Examples of soft functional composite structures with periodic and symmetric arrangements of active and passive materials of dissimilar properties are widely observed in nature. Biological organisms exploit the swelling and growth mismatch and mechanical instabilities inherent in these structures to enable complex shape change and motion. Our work has been focused on developing computational models to explore how soft active and stiff passive material segments can be arranged in two-dimensional plate and three dimensional tube structures to achieve targeted shape changes. Also, we seek to investigate how these shape-changing structures can be combined to make functional devices. In this presentation, I will describe the modeling investigation and experimental validation of two classes of composite hydrogel structures. The first is a thin bilayer plate with periodic arrangements of stiff SU8 epoxy segments in a poly(N-isopropylacrylamide) (pNIPAM) matrix. pNIPAM is a common thermoresponsive hydrogel that undergoes a transition from a hydrophilic state to a hydrophobic state when the temperature increases above the lower critical solution temperature (LCST), resulting in a dramatic change in volume. The composite plate can exhibit unusual biaxial and bidirectional bending in response to temperature change through the LCST. We utilized a chemomechanical material model to describe the equilibrium swelling and stress response of pNIPAM-AAc. We applied computational modeling to explain how the shape and spacing of the stiff SU8 segments and the crosslinking gradient of the pNIPAM matrix can be tailored to achieve biaxial and bidirectional bending. The second class of structures involves 3D-printed composite tubes with different symmetric arrangements of pNIPAM segments and a stiffer passive hydrogel. We applied computational modeling to design the geometry and arrangement of the active and passive segments to produce tubular structures that exhibit uniaxial axial elongation, radial expansion, bending, and twisting through the LCST. The results are a set of shape-changing primitives that can be combined to produce more complicated motions for a functional device.

Bio

Thao (Vicky) Nguyen, the Marlin U. Zimmerman, Jr. Faculty Scholar and a professor of mechanical engineering, is known for her research on the mechanics of soft engineering and biological materials.

Her lab uses an integrated experimental and modeling approach to study adaptive materials that can exhibit dramatic changes in microstructure, mechanical properties, and macroscopic shape in response to an environmental stimulus. Her research focuses on the biomechanics of fibrous soft tissues, constitutive modeling of shape memory polymers and polymer composites, and the fracture and failure of rate dependent materials.
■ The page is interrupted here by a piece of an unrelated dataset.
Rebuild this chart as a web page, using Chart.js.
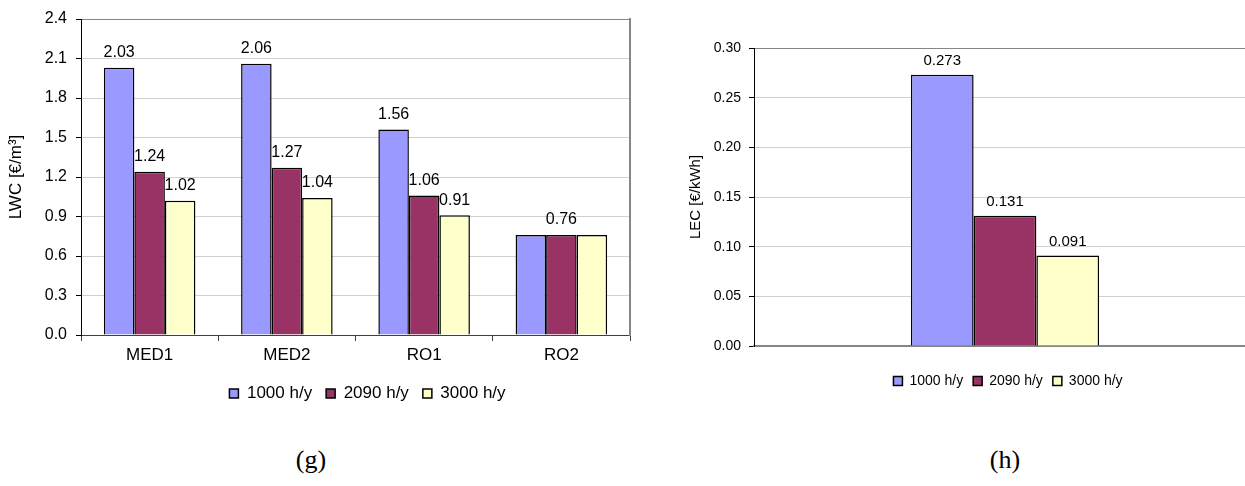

Nguyen's work has contributed to the development of innovative experimental tools and models to investigate the fundamental microscale mechanisms and microstructural origins of the behavior of soft adaptive materials. Her research has provided design tools and guidelines for the creation of shape-shifting biomedical devices, including materials that expand in the body to secure tendons to bone and "smart" medical devices that function without wires or batteries.

She also is an expert on the complex mechanics of the eye. Nguyen has worked collaboratively to investigate the role of the sclera and cornea in the development of glaucoma, and to develop a biomechanical model of the sclera and its effects on glaucoma. Her research on the eye has been funded by the Department of Defense, National Eye Institute, BrightFocus Foundation, and the National Science Foundation.

Nguyen's awards include an NSF CAREER Award, a Johns Hopkins Catalyst Award, and the Thomas J.R. Hughes Young Investigator Award and Sia Nemat-Nasser Early Career Award, both from the American Society for Mechanical Engineers (ASME). She serves on the Board of Directors for the Society of Engineering Science and has chaired multiple committees for ASME. She is also a member of the Society for Experimental Mechanics, the Association for Research in Vision and Ophthalmology, and the International Society of Eye Research. She is associate editor for two ASME journals: Applied Mechanics Review and J. Biomechanical Engineering.

She received her bachelor's degree in mechanical engineering from Massachusetts Institute of Technology in 1998, and MS and PhD degrees from Stanford University in 2000 and 2004, respectively. Prior to joining Johns Hopkins in 2007, Nguyen worked for three years as a senior member of the technical staff at Sandia National Laboratories in Livermore, California. She holds a secondary appointment in the Department of Materials Science and Engineering.